The exhibition project »Two Lizzards | Sharing One Stomach« at M.Bassy in Hamburg, co-curated by Modzi Arts in Lusaka, gives insight into the lively and diverse contemporary art scene of Zambia by presenting a multidisciplinary group exhibition with works by Lawrence Chikwa, Isaac Kalambata, Mapopa Hussein Manda, Maingaila Muvundika, Agness Buya Yombwe & Lawrence Yombwe.
The six artists involved are rooted within the country, fully working within Zambian narratives. What their diverse oeuvres have in common within the frame of paintings, sculpture, video, installation, and digital art is that they speak to the ideas of sharing within a future of Zambia, reflecting on past social and collectively anchored values, myths, and taboos. Lawrence Yombwe and his wife Agness Buya Yombwe explore indigenous knowledge systems–in particular, that of the Mbusa of the Bemba people and its related tribes of north-eastern Zambia. Mbusa, or “things handed down”, refers to the pottery, sculpture, and wall paintings which are central to the Bemba girls’ initiation and wedding ceremonies. The enigmatic landscape paintings of Lawrence Yombwe integrate encoded symbols functioning as a system of orientation for young men and women on how to respect and love. Agness Buya’s artistic practice and activism is an ongoing investigation process into silenced socio-political and environmental narratives in different societies that continues to question the human condition. The painted collages in mock newspaper style of Mapopa Hussein Manda distinctively position the artist as a socio-political commentator. Similar to Buya Yombwe he uses painted text adding another medial dimension to his works. Words also play a role in the oeuvre of Isaac Kalambata who is blackening out texts and narratives to draw attention to colonial legacies and misrepresentations in Zambian day-to-day politics and laws. Similarly, Lawrence Chikwa often integrates Bibles or other religious books of different language into his works to stimulate a discourse about sovereignty in Zambian heritage. The youngest artist of the group is Maingaila Muvundika who experiments with digital collages of own photographs to cherish social customs in pre-colonial Zambia focusing on collective gain rather than personal interest.
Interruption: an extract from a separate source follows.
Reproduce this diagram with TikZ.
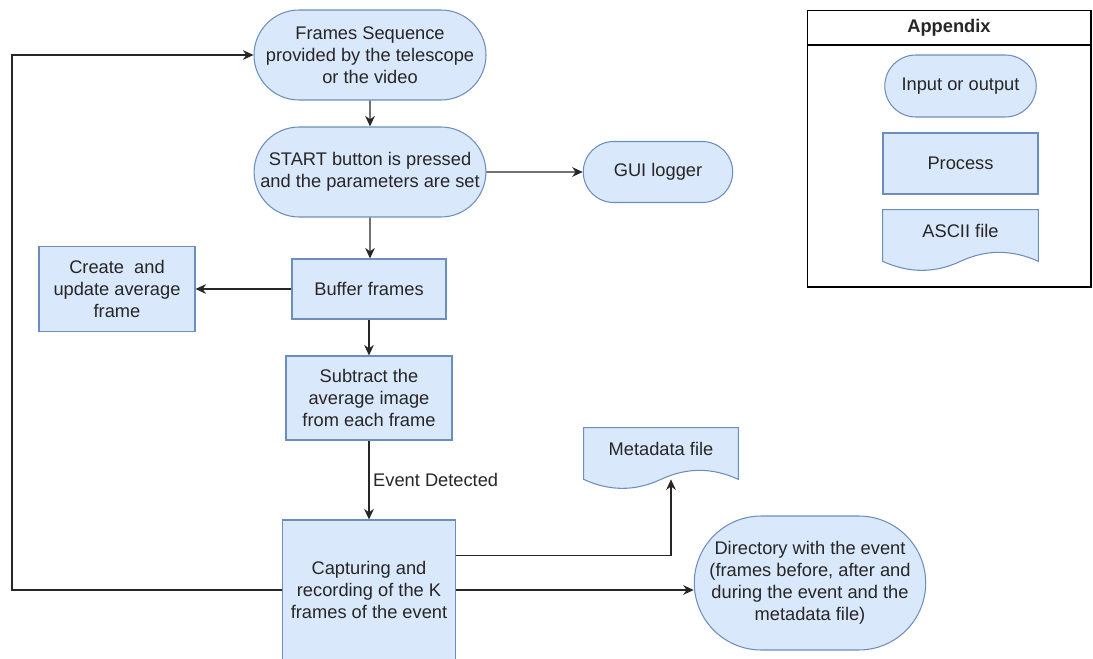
\documentclass[tikz,border=0pt]{standalone}
\usepackage{fontspec}
\setmainfont{Liberation Sans}
\usetikzlibrary{shapes.misc, arrows.meta, calc}

\definecolor{boxfill}{HTML}{DAE8FC}
\definecolor{boxline}{HTML}{6C8EBF}
\definecolor{linegray}{HTML}{262626}

\tikzset{
  io/.style={draw=boxline, fill=boxfill, rounded rectangle, line width=0.6pt, align=center, inner sep=1pt},
  proc/.style={draw=boxline, fill=boxfill, rectangle, line width=0.6pt, align=center, inner sep=1pt},
  doc/.style={rectangle, align=center, inner sep=1pt, minimum width=3.08cm, minimum height=0.82cm},
  arr/.style={-{Stealth[length=6pt,width=5.5pt]}, line width=0.8pt, draw=linegray},
}

\newcommand{\docwave}[1]{%
  \filldraw[draw=boxline, fill=boxfill, line width=0.6pt]
    (#1.north west) -- (#1.north east) -- ($(#1.south east)+(0,10)$)
    .. controls ($(#1.south)+(51.3,-2)$) and ($(#1.south)+(25.7,-2)$) .. ($(#1.south)+(0,10)$)
    .. controls ($(#1.south)+(-25.7,22)$) and ($(#1.south)+(-51.3,22)$) .. ($(#1.south west)+(0,10)$)
    -- cycle;}

\begin{document}
\begin{tikzpicture}[x=0.02cm, y=-0.02cm, font=\fontsize{10.4}{12.5}\selectfont, text=black!85]
\useasboundingbox (0,0) rectangle (1093,659);

\node[io, minimum width=4.6cm, minimum height=1.8cm] (frames) at (370,55) {Frames Sequence\\provided by the telescope\\or the video};
\node[io, minimum width=4.6cm, minimum height=1.8cm] (start) at (370,172) {START button is pressed\\and the parameters are set};
\node[io, minimum width=3.06cm, minimum height=1.22cm] (gui) at (658,172) {GUI logger};
\node[proc, minimum width=3.08cm, minimum height=1.2cm] (buffer) at (369,289) {Buffer frames};
\node[proc, minimum width=3.12cm, minimum height=1.7cm] (avg) at (117,289) {Create~ and\\update average\\frame};
\node[proc, minimum width=3.32cm, minimum height=1.68cm] (sub) at (369,398) {Subtract the\\average image\\from each frame};
\node[proc, minimum width=3.46cm, minimum height=2.8cm] (cap) at (369,590) {Capturing and\\recording of the K\\frames of the event};
\node[doc] (meta) at (661,448.5) {};
\docwave{meta}
\node at (meta) {Metadata file};
\node[io, minimum width=4.7cm, minimum height=2.68cm] (dir) at (810,583) {Directory with the event\\(frames before, after and\\during the event and the\\metadata file)};

\draw[arr] (frames) -- (start);
\draw[arr] (start) -- (start |- buffer.north);
\draw[arr] (start) -- (gui);
\draw[arr] (buffer) -- (avg);
\draw[arr] (buffer) -- (sub);
\draw[arr] (sub) -- node[right, inner sep=2pt] {Event Detected} (cap);
\coordinate (capout) at ($(cap.north east)+(0,36)$);
\draw[arr] (capout) -| ($(meta.south)+(10,10)$);
\draw[arr] (cap.east) -- (cap.east -| dir.west);
\coordinate (loopx) at (12,0);
\draw[arr] (cap.west) -- (cap.west -| loopx) |- (frames.west);

\node[draw=black, line width=0.6pt, minimum width=5.68cm, minimum height=5.54cm] (legend) at (949,148.5) {};
\draw[line width=0.6pt] (legend.north west |- 0,45) -- (legend.north east |- 0,45);
\node[font=\fontsize{10.4}{12.5}\selectfont\bfseries] (legtitle) at (949,28) {Appendix};
\node[io, minimum width=3.1cm, minimum height=1.24cm] (legio) at (960.5,86) {Input or output};
\node[proc, minimum width=3.1cm, minimum height=1.22cm] (legproc) at (960.5,163.5) {Process};
\node[doc, minimum width=3.1cm] (legdoc) at (960.5,230.5) {};
\docwave{legdoc}
\node at (legdoc) {ASCII file};
\end{tikzpicture}
\end{document}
Today Zambia has a small but vibrant art scene asserting artistic agency. There has been a cultural shift in the Zambian perspective, with many creative actors turning their focus inward to rediscover their cultural legacy, local artist circles and socially engaged art approaches. NGO art spaces as Modzi Arts in Lusaka and the artist run studio Wayi Wayi in Livingstone, founded by Agness Buya Yombwe and her husband Lawrence Yombwe, set a huge focus on local community, environmental sustainability and collective empowerment fostering opportunities for cultural contributions towards an increased self-image of the Zambian art community. Taonga Julia Kaunda-Kaseka, Modzis founder and director, explains: “Art spaces like Modzi Arts and Wayi Wayi are connectors and negotiators. Togetherness is their core principle. We pay special attention to rituals around togetherness and frame these as a starting point to engage with the collective mind. We deconstruct models of sharing and try to go back in history to find stories that discuss notions of being together. The title of this group exhibition Two Lizzards | Sharing One Stomach is emblematic for our curatorial idea of what sharing with the past means to these different artists.”